Podemos encontrar esse senhor da dissolução espalhado por toda a humanidade. É o ego do inconsciente, reino de Posseidon. O senhor da Sombra, a Pantera Negra, o devorador. É o deus que anda pela terra, que aqui a tudo domina e que quer sempre e sempre mais poder e mais poder. Não se lhe pode resistir. É impossível de ser controlado. Tem controle absoluto. É um dos mais perigosos de todos os deuses. Contatá-lo é difícil, pois temos de entrar em seu êxtase, em sua dissolução. É ele quem cria os seres finais, que abre as portas do apocalipse individual, o senhor da Revelação, do Julgamento. Mas ele sempre chega, mais cedo ou mais tarde, e não gosta de ir embora, com todo trânsito plutoniano.

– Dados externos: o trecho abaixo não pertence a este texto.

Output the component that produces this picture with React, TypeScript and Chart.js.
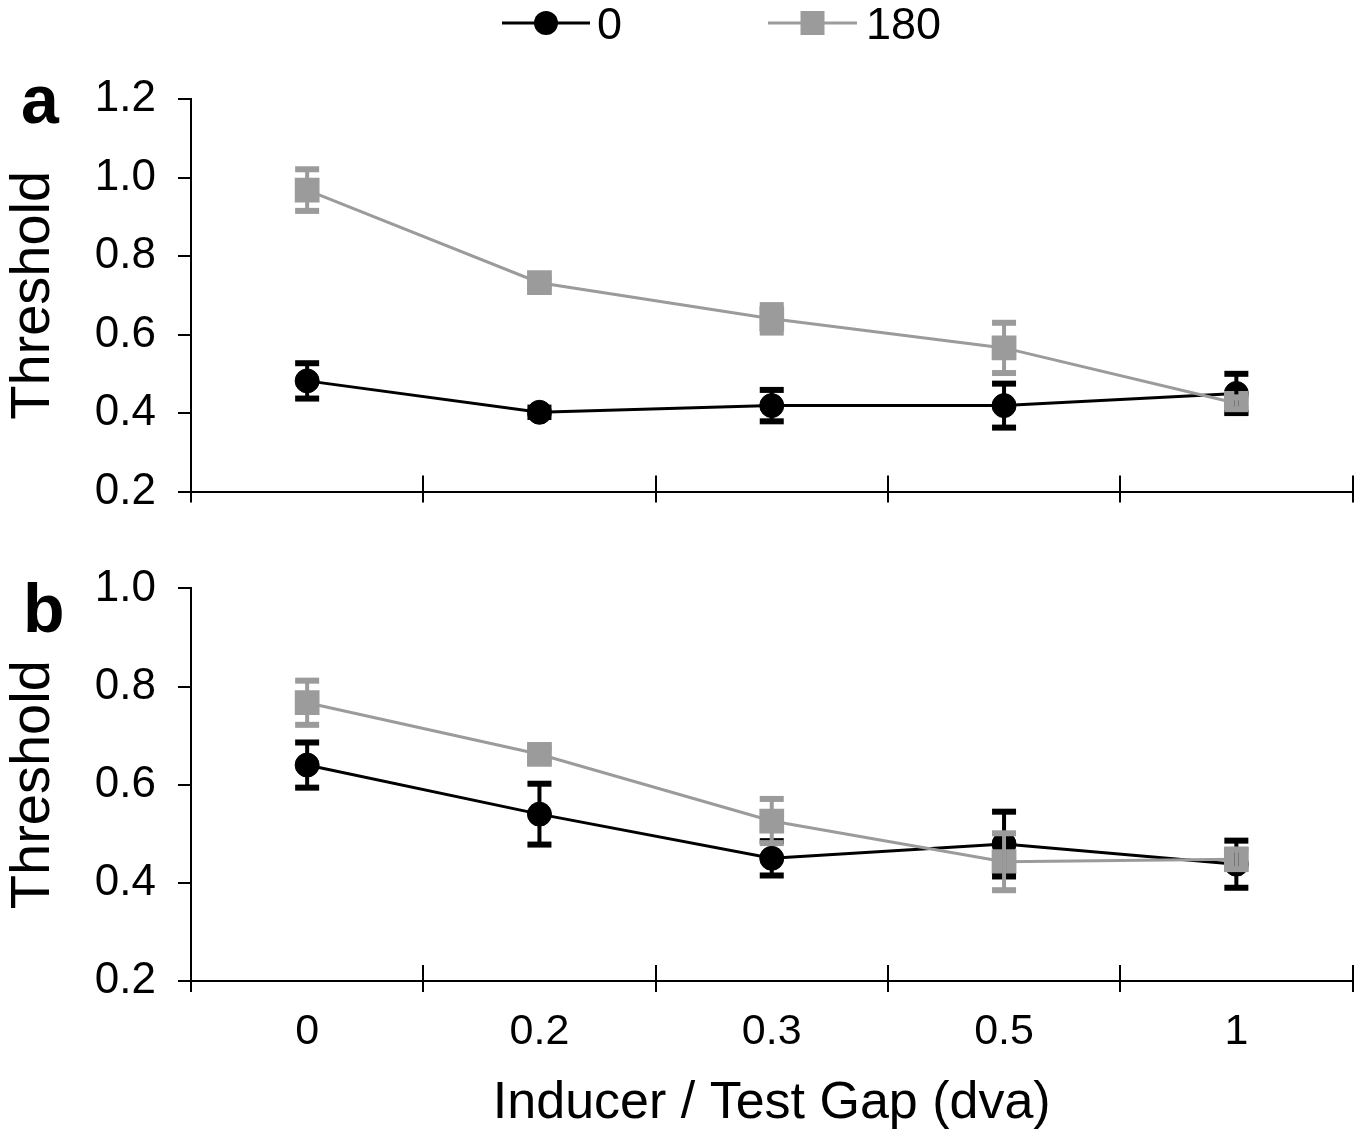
import React, { useEffect, useRef } from 'react';
import { Chart, registerables } from 'chart.js';

Chart.register(...registerables);

const FONT = '"Liberation Sans", Arial, sans-serif';

const CATEGORIES = ['0', '0.2', '0.3', '0.5', '1'];
const SERIES_NAMES = ['0', '180'];

// Panel a
const A_ZERO = [0.482, 0.402, 0.419, 0.419, 0.45];
const A_ZERO_ERR = [0.045, 0.012, 0.04, 0.056, 0.05];
const A_180 = [0.968, 0.732, 0.64, 0.566, 0.425];
const A_180_ERR = [0.053, 0.012, 0.035, 0.064, 0.015];
const Y_TICKS_A = [0.2, 0.4, 0.6, 0.8, 1.0, 1.2];

// Panel b
const B_ZERO = [0.64, 0.54, 0.45, 0.479, 0.438];
const B_ZERO_ERR = [0.046, 0.062, 0.035, 0.066, 0.048];
const B_180 = [0.767, 0.662, 0.526, 0.443, 0.448];
const B_180_ERR = [0.045, 0.012, 0.045, 0.058, 0.02];
const Y_TICKS_B = [0.2, 0.4, 0.6, 0.8, 1.0];

const BLACK = '#000000';
const GREY = '#9b9b9b';

type PanelCfg = {
  zero: number[];
  zeroErr: number[];
  grey: number[];
  greyErr: number[];
  yTicks: number[];
  letter: string;
  letterX: number;
  letterY: number;
  padTop: number;
  xHeight: number;
  showXLabels: boolean;
  showLegend: boolean;
};

function makeChart(canvas: HTMLCanvasElement, p: PanelCfg) {
  const decor = {
    id: 'decor',
    afterDatasetsDraw(chart: any) {
      const ctx = chart.ctx;
      const ys = chart.scales.y;
      // error bars: black first, then grey
      [0, 1].forEach((di) => {
        const ds = chart.data.datasets[di];
        const meta = chart.getDatasetMeta(di);
        const errs: number[] = ds.errors;
        ctx.save();
        ctx.fillStyle = ds.borderColor;
        ctx.strokeStyle = ds.borderColor;
        meta.data.forEach((pt: any, i: number) => {
          const v = ds.data[i];
          const e = errs[i];
          const yt = ys.getPixelForValue(v + e);
          const yb = ys.getPixelForValue(v - e);
          ctx.lineWidth = 4;
          ctx.beginPath();
          ctx.moveTo(pt.x, yt);
          ctx.lineTo(pt.x, yb);
          ctx.stroke();
          ctx.fillRect(pt.x - 12, yt - 3, 24, 6);
          ctx.fillRect(pt.x - 12, yb - 3, 24, 6);
        });
        ctx.restore();
      });
    },
    afterDraw(chart: any) {
      const ctx = chart.ctx;
      const xs = chart.scales.x;
      const area = chart.chartArea;
      const n = xs.ticks.length;
      const w = xs.width / n;
      ctx.save();
      ctx.strokeStyle = BLACK;
      ctx.lineWidth = 2;
      for (let i = 0; i <= n; i++) {
        const x = Math.round(xs.left + i * w);
        ctx.beginPath();
        ctx.moveTo(x, area.bottom - 16);
        ctx.lineTo(x, area.bottom);
        ctx.stroke();
      }
      // panel letter
      ctx.fillStyle = BLACK;
      ctx.font = `bold 68px ${FONT}`;
      ctx.textAlign = 'left';
      ctx.textBaseline = 'alphabetic';
      ctx.fillText(p.letter, p.letterX, p.letterY);

      if (p.showLegend) {
        const items = [
          { ds: chart.data.datasets[0], x0: 502, x1: 590, tx: 597 },
          { ds: chart.data.datasets[1], x0: 768, x1: 857, tx: 866 },
        ];
        const ly = 23;
        items.forEach((it) => {
          ctx.strokeStyle = it.ds.borderColor;
          ctx.lineWidth = 3;
          ctx.beginPath();
          ctx.moveTo(it.x0, ly);
          ctx.lineTo(it.x1, ly);
          ctx.stroke();
          ctx.fillStyle = it.ds.backgroundColor;
          const cx = (it.x0 + it.x1) / 2;
          if (it.ds.pointStyle === 'circle') {
            ctx.beginPath();
            ctx.arc(cx, ly, 12, 0, Math.PI * 2);
            ctx.fill();
          } else {
            ctx.fillRect(cx - 12, ly - 12, 24, 24);
          }
          ctx.fillStyle = BLACK;
          ctx.font = `45px ${FONT}`;
          ctx.textBaseline = 'middle';
          ctx.fillText(it.ds.label, it.tx, ly + 4);
        });
      }
      ctx.restore();
    },
  };

  return new Chart(canvas, {
    type: 'line',
    data: {
      labels: CATEGORIES,
      datasets: [
        {
          label: SERIES_NAMES[0],
          data: p.zero,
          errors: p.zeroErr,
          borderColor: BLACK,
          backgroundColor: BLACK,
          borderWidth: 3,
          pointStyle: 'circle',
          pointRadius: 12,
          pointBorderWidth: 1,
          pointBorderColor: BLACK,
          pointBackgroundColor: BLACK,
          tension: 0,
          order: 1,
        } as any,
        {
          label: SERIES_NAMES[1],
          data: p.grey,
          errors: p.greyErr,
          borderColor: GREY,
          backgroundColor: GREY,
          borderWidth: 3,
          pointStyle: 'rect',
          pointRadius: 17.5,
          pointBorderWidth: 0,
          pointBorderColor: GREY,
          pointBackgroundColor: GREY,
          tension: 0,
          order: 0,
        } as any,
      ],
    },
    options: {
      animation: false,
      responsive: false,
      devicePixelRatio: 1,
      layout: { padding: { top: p.padTop, right: 15, left: 0, bottom: 0 } },
      plugins: {
        legend: { display: false },
        tooltip: { enabled: false },
      },
      scales: {
        x: {
          type: 'category',
          offset: true,
          grid: {
            display: true,
            drawOnChartArea: false,
            drawTicks: true,
            tickLength: 11,
            offset: true,
            color: BLACK,
            lineWidth: 2,
          },
          border: { display: true, color: BLACK, width: 2 },
          ticks: {
            display: p.showXLabels,
            color: BLACK,
            font: { family: FONT, size: 43 },
            padding: 14,
            maxRotation: 0,
            autoSkip: false,
          },
          title: {
            display: p.showXLabels,
            text: 'Inducer / Test Gap (dva)',
            color: BLACK,
            font: { family: FONT, size: 52 },
            padding: { top: 0, bottom: 3 },
          },
          afterFit: (scale: any) => {
            scale.height = p.xHeight;
          },
        },
        y: {
          type: 'linear',
          min: p.yTicks[0],
          max: p.yTicks[p.yTicks.length - 1],
          afterBuildTicks: (scale: any) => {
            scale.ticks = p.yTicks.map((v) => ({ value: v }));
          },
          grid: {
            display: true,
            drawOnChartArea: false,
            drawTicks: true,
            tickLength: 13,
            color: BLACK,
            lineWidth: 2,
          },
          border: { display: true, color: BLACK, width: 2 },
          ticks: {
            color: BLACK,
            font: { family: FONT, size: 44 },
            padding: 22,
            callback: (v: any) => Number(v).toFixed(1),
          },
          title: {
            display: true,
            text: 'Threshold',
            color: BLACK,
            font: { family: FONT, size: 56 },
            padding: { top: 0, bottom: 0 },
          },
          afterFit: (scale: any) => {
            scale.width = 191;
          },
        },
      },
    } as any,
    plugins: [decor],
  });
}

export default function App() {
  const refA = useRef<HTMLCanvasElement | null>(null);
  const refB = useRef<HTMLCanvasElement | null>(null);

  useEffect(() => {
    const a = makeChart(refA.current!, {
      zero: A_ZERO,
      zeroErr: A_ZERO_ERR,
      grey: A_180,
      greyErr: A_180_ERR,
      yTicks: Y_TICKS_A,
      letter: 'a',
      letterX: 21,
      letterY: 123,
      padTop: 99,
      xHeight: 48,
      showXLabels: false,
      showLegend: true,
    });
    const b = makeChart(refB.current!, {
      zero: B_ZERO,
      zeroErr: B_ZERO_ERR,
      grey: B_180,
      greyErr: B_180_ERR,
      yTicks: Y_TICKS_B,
      letter: 'b',
      letterX: 23,
      letterY: 92,
      padTop: 45,
      xHeight: 157,
      showXLabels: true,
      showLegend: false,
    });
    return () => {
      a.destroy();
      b.destroy();
    };
  }, []);

  return (
    <div style={{ position: 'absolute', left: 0, top: 0, width: 1370, height: 1138, background: '#fff' }}>
      <canvas
        ref={refA}
        width={1370}
        height={540}
        style={{ position: 'absolute', left: 0, top: 0, width: 1370, height: 540 }}
      />
      <canvas
        ref={refB}
        width={1370}
        height={598}
        style={{ position: 'absolute', left: 0, top: 540, width: 1370, height: 598 }}
      />
    </div>
  );
}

Encaro Plutão como um planeta de limites entre o sistema solar e a galáxia, como um elemento de dissolução final, um devorador, um homem que quer domínio. É por essa ação que ele age, sem que percebamos. Planejou com Zeus o rapto de Perséfone, sua sobrinha, rainha infernal, que em alguns mitos é a despedaçada. A experiência plutoniana é do despedaçar, do rasgar, do não ser possível conter. É o fluxo de poder que tira a razão e leva ao impulso puro. Enquanto o domínio de Saturno sobre o consciente é real e perceptível, Plutão não pode ser encontrado em vias racionais e estruturadas. Ambos são mestres em conter e obter forças ao libertar. E a libertação dionisíaca, aquela que era pregada pelos órficos, é pela purificação máxima. Destruição daquilo que nos faz reais e conscientes, pela integração entre consciência e inconsciência, dissolvendo-as. Nesse caso Plutão não é um senhor da morte. Ele é aquele que Kerenyi associou com a palavra grega Zoé, vida plena e eterna, em contraparte com Bios, vida física.

Dionísio é o Cristo Negro, o Logos que desce para a mansão dos mortos. O Cristo após o sacrifício de morte, despedaçamento e desaparecimento total. Pronto para o renascer e transcender estados. Quando o Sol da Meia-Noite passou no meio das presas da Grande Serpente (ou quem sabe, o Pássaro, ou quem sabe, o Dragão) que cria a ilusão do mundo. Viver a experiência dionisíaca é ser o Sol nascente, onde, segundo os gregos, estava Lúcifer, a estrela da manhã. E o Sol do despertar, ou Abraxás.

Dionísio é tão sedutor e traiçoeiro quanto o próprio caminho da humanidade. Absorvê-lo é ser como Shiva. É trilhar o caminho de Shiva. É ser o Louco na beira do abismo. É saltar nele como se salta em um buraco negro, passar pelo lado desconhecido do universo e se tornar um buraco branco radiante, criador de galáxias, ou como Shiva, de universos.